• [Task statement]:
Where a line in the listing contains the string "this", copy that line out.

• [Supplied records]:

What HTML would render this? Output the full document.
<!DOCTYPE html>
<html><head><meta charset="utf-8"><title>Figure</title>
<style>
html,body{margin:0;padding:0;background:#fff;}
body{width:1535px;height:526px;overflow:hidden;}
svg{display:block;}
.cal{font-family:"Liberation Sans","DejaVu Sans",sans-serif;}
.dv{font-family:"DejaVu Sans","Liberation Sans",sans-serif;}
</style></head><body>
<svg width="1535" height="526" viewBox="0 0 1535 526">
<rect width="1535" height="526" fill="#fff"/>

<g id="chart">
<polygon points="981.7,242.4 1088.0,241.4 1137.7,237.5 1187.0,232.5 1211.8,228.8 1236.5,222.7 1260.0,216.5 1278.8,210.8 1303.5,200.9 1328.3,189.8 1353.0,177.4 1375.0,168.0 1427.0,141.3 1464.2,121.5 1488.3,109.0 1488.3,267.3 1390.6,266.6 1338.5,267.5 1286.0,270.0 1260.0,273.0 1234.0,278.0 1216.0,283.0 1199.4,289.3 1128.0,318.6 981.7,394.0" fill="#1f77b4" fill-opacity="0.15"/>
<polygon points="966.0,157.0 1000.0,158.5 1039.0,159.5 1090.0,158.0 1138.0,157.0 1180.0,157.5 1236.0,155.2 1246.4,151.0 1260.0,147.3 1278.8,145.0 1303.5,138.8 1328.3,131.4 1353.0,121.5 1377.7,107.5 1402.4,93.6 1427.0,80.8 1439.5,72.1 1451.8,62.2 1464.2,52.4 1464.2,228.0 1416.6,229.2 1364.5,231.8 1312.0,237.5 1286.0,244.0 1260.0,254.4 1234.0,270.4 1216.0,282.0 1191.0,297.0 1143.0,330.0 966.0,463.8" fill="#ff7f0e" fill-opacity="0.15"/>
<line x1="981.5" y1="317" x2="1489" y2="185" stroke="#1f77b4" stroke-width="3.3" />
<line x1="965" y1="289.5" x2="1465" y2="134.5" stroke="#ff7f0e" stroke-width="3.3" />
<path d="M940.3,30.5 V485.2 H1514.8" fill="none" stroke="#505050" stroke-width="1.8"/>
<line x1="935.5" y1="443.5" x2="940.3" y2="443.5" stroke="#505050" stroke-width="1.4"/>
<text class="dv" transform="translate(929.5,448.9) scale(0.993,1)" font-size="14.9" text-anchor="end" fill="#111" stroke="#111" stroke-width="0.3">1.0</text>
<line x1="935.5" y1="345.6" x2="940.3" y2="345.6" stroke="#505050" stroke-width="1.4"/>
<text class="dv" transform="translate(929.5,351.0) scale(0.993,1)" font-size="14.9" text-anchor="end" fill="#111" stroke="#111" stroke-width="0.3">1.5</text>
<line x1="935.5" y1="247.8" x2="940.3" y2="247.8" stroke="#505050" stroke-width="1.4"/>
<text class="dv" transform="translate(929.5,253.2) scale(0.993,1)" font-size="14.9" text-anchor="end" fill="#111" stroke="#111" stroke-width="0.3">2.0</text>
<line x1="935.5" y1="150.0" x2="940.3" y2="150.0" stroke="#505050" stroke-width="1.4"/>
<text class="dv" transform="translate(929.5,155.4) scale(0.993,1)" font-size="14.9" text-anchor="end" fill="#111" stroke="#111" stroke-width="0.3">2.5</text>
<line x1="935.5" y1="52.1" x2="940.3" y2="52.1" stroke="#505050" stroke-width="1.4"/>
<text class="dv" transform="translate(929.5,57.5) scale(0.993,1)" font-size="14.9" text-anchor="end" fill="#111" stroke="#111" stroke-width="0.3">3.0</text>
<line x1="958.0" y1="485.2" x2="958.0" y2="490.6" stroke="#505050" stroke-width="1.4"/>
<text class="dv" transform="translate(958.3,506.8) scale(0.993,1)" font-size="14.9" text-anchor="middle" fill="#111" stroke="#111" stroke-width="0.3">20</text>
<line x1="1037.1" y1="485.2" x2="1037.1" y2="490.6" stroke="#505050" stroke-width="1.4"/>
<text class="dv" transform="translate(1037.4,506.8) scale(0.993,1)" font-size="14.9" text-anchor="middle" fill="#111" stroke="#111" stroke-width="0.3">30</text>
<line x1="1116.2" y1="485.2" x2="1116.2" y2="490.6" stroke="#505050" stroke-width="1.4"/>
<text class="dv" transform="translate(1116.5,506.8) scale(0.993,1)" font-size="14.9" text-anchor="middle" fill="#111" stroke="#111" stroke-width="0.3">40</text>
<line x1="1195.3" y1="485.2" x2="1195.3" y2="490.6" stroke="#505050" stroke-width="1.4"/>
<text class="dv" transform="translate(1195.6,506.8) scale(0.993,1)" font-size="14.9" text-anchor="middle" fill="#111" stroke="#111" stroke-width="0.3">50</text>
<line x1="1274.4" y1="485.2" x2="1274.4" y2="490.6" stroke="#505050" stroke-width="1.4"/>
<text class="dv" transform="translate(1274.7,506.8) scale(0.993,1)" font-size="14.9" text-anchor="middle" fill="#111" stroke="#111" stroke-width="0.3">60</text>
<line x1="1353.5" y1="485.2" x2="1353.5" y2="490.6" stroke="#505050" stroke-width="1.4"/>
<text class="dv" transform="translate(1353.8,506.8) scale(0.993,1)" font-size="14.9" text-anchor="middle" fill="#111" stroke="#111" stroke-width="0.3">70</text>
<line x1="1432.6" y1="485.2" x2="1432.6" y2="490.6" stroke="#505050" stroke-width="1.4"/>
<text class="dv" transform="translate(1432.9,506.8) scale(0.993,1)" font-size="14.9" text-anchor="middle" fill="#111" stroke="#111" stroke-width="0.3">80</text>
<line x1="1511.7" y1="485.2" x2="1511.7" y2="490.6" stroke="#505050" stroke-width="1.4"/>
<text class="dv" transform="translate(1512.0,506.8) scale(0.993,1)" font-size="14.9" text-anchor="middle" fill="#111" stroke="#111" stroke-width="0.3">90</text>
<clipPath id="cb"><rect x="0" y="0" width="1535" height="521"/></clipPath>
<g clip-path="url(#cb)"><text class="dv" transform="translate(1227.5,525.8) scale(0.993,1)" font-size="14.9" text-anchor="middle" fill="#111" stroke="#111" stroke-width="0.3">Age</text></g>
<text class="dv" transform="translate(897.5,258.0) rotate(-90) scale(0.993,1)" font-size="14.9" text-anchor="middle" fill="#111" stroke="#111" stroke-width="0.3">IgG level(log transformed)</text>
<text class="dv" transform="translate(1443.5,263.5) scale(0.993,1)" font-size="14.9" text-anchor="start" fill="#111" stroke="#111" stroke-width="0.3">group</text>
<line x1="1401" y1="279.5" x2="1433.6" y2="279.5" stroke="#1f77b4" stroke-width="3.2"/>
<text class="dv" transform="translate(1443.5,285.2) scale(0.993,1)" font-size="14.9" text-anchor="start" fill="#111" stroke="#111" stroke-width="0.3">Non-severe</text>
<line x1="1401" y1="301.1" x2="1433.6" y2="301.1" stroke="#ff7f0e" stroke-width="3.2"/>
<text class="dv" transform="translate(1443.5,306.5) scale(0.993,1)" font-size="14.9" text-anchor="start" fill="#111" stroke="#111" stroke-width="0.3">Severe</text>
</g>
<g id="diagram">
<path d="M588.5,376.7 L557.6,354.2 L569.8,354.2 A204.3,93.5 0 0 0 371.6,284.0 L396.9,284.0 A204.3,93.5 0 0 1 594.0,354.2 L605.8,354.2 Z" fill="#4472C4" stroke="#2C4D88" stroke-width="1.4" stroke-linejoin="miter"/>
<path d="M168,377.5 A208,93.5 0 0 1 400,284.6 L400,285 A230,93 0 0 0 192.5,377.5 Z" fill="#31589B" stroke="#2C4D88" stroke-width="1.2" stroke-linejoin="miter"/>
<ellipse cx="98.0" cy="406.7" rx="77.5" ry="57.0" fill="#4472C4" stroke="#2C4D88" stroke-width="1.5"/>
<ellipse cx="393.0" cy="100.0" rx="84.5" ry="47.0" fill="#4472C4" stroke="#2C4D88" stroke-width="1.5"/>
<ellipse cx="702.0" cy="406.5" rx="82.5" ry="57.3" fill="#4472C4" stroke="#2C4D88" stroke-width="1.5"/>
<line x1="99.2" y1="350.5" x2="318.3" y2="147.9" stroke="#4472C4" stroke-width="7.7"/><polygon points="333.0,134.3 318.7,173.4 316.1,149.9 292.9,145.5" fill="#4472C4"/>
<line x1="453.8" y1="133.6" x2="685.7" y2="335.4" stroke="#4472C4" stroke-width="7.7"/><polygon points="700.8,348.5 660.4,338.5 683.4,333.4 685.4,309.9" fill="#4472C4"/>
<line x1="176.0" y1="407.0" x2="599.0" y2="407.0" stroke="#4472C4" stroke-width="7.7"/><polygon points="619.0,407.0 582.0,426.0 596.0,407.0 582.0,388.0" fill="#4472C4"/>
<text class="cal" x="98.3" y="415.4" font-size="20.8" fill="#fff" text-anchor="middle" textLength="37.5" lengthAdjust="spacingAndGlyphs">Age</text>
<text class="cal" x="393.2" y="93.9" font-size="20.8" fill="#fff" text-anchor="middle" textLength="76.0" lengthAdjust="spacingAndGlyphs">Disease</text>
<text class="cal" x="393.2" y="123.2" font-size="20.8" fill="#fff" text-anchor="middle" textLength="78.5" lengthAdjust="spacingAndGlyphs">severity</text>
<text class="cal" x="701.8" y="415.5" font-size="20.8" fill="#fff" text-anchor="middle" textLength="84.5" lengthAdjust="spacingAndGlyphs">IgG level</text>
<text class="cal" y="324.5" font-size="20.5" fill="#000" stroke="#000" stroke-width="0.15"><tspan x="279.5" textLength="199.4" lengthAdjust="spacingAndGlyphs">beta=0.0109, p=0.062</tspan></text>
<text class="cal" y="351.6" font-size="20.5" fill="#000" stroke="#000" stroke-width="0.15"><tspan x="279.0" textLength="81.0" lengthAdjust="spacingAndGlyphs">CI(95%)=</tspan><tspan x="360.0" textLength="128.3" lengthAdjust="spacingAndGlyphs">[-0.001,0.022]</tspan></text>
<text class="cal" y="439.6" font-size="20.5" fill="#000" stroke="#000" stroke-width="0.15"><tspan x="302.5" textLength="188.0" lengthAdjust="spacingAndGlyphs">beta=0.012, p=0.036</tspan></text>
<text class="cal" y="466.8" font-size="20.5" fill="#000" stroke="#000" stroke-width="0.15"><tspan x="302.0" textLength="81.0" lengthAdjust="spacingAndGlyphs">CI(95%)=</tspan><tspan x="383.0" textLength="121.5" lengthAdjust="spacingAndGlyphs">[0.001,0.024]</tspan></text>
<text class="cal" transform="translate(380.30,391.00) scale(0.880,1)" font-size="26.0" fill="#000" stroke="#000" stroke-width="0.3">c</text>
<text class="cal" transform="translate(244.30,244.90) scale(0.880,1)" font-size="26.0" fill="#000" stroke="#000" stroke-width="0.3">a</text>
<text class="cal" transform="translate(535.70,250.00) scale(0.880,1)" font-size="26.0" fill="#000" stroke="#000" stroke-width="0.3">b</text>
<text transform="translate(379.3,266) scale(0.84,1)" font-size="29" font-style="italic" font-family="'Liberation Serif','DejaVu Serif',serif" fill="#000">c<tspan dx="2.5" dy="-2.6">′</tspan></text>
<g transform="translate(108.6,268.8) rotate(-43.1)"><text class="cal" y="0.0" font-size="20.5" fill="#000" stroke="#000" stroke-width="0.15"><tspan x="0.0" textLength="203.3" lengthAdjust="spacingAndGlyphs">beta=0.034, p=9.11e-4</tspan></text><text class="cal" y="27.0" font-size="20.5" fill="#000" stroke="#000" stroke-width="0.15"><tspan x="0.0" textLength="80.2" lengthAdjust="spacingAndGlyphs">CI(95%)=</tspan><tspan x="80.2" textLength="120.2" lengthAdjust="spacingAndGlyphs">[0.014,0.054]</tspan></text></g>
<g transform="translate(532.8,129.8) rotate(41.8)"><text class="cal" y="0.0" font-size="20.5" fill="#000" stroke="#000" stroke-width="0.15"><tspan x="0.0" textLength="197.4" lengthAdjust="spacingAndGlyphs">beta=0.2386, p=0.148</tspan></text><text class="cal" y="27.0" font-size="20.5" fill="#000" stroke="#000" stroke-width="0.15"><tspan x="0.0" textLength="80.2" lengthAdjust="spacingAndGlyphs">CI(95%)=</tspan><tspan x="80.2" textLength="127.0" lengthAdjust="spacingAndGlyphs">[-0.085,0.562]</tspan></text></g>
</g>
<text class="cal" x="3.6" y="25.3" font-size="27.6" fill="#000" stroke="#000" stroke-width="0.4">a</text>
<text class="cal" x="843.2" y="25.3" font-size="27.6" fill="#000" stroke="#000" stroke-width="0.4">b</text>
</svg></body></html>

---

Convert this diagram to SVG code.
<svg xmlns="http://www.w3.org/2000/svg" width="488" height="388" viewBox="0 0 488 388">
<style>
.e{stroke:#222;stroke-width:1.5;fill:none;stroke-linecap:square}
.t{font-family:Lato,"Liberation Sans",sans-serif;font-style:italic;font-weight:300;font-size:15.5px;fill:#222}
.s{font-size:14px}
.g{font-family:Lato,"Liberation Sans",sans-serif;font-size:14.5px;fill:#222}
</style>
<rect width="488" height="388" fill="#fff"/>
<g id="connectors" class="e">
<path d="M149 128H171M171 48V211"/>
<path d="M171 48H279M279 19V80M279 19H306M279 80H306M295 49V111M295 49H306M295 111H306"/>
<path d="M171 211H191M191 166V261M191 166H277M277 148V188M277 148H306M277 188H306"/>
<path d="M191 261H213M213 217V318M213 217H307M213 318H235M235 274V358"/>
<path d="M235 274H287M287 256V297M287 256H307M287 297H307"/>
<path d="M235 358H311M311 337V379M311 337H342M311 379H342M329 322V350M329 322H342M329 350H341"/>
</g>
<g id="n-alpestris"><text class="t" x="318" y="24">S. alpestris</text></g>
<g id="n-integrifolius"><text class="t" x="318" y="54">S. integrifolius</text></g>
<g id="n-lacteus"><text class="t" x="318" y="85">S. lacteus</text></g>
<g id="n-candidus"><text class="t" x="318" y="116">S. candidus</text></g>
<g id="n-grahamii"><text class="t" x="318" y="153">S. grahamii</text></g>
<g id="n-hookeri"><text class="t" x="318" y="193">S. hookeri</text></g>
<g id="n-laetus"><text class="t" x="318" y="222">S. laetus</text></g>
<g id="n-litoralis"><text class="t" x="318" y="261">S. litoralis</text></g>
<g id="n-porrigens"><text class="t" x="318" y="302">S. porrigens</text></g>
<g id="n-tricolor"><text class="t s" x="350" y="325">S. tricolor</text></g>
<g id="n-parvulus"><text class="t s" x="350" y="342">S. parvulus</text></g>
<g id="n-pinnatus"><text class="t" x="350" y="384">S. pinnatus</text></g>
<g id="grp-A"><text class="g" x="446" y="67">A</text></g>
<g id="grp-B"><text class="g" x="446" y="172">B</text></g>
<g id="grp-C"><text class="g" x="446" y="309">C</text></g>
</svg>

• [Reply]:
What HTML would render this? Output the full document.
Convert this diagram to SVG code.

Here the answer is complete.